School Outreach
What Effective School-Based Prevention Programs Actually Look Like
The most successful prevention curricula share a specific set of features. Here is what educators and administrators should look for.

Why one-time assemblies rarely work
For decades, well-meaning schools brought in speakers, showed dramatic films, and hosted single-session assemblies about the dangers of drugs. The evidence is now overwhelming that these efforts, on their own, produce little to no lasting behavior change. Some—when they rely on fear or misinformation—can even backfire by damaging credibility.
Effective prevention is not an event. It is a curriculum woven through multiple grade levels, delivered by trained adults, and reinforced by the norms of the whole school community.
The core elements of effective programs
Programs that consistently reduce substance use share several features documented by the National Institute on Drug Abuse and the Center for Substance Abuse Prevention.
They are developmentally staged. Elementary students learn about healthy choices, emotional regulation, and refusal skills. Middle-school students focus on peer influence, normative beliefs, and stress management. High-school students engage with more complex material about mental health, prescription drug risks, and life planning.
They are interactive. Lecture-based content produces poor retention. The best programs use role play, small-group discussion, and skill practice.
They correct normative misperceptions. Teens routinely overestimate how many of their peers are using substances. Accurate data—delivered credibly—can shift behavior.
They build life skills, not just drug knowledge. Effective programs teach decision-making, communication, coping, and goal-setting. Substance use is often a downstream symptom of unmet needs those skills help address.
Building teacher capacity
The classroom teacher is the most important variable in whether a curriculum succeeds. Programs that arrive as a binder without training rarely produce results. Districts should budget for professional development, ongoing coaching, and time for teachers to practice difficult conversations before they lead them.

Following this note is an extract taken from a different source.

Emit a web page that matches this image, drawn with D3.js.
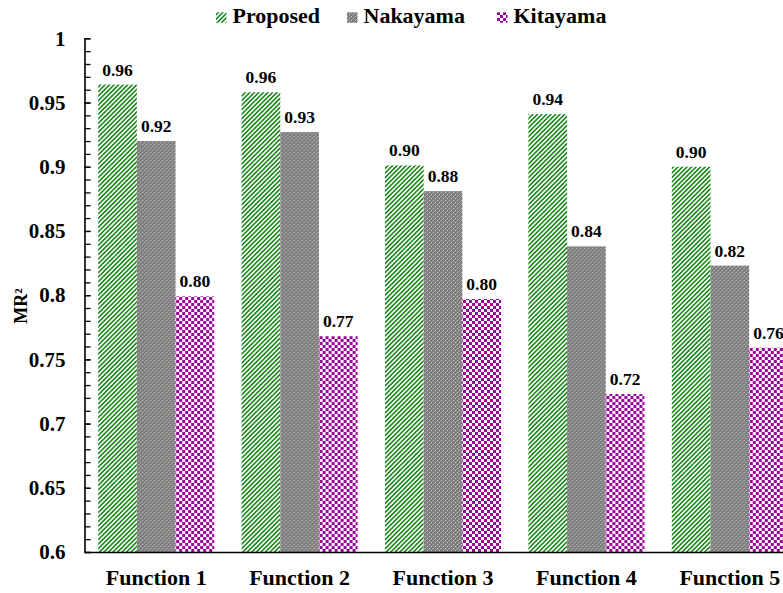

Health teachers should not carry this work alone. English, social studies, and science teachers can weave related content into their own units. A schoolwide approach reinforces the message that this is community learning, not a single subject.
Involving families
School-based prevention is dramatically more effective when parents are engaged. This does not mean a mandatory evening presentation. It means brief take-home materials that mirror what students learned, occasional family conversation prompts, and clear communication about when and how the school will contact families if concerns arise.
ACRDA's Family Companion series is designed for exactly this purpose and is available at no cost to any school that adopts a compatible curriculum.
Measuring what matters
Districts often measure the wrong things: attendance at events, or self-reported knowledge on a post-test. These metrics are easy to game. Better measures include changes in student perception of risk, changes in perceived peer norms, and long-term substance use rates tracked through anonymous surveys such as the Healthy Kids Colorado Survey.
Every school will have different baselines. What matters is honest, longitudinal measurement and a willingness to adjust when the data suggests a program is not landing.
Getting started in your district
Begin by identifying a small team: an administrator, a health teacher, a school counselor, and one or two engaged parents. Review the current curriculum against the criteria above. Contact ACRDA or a similar organization for a program audit—we provide these at no cost to schools in Colorado and can suggest evidence-based curricula suited to your community.
Prevention is patient, unglamorous work. Its rewards are the graduations, the college acceptances, and the eighteenth birthdays that never make headlines because nothing went wrong.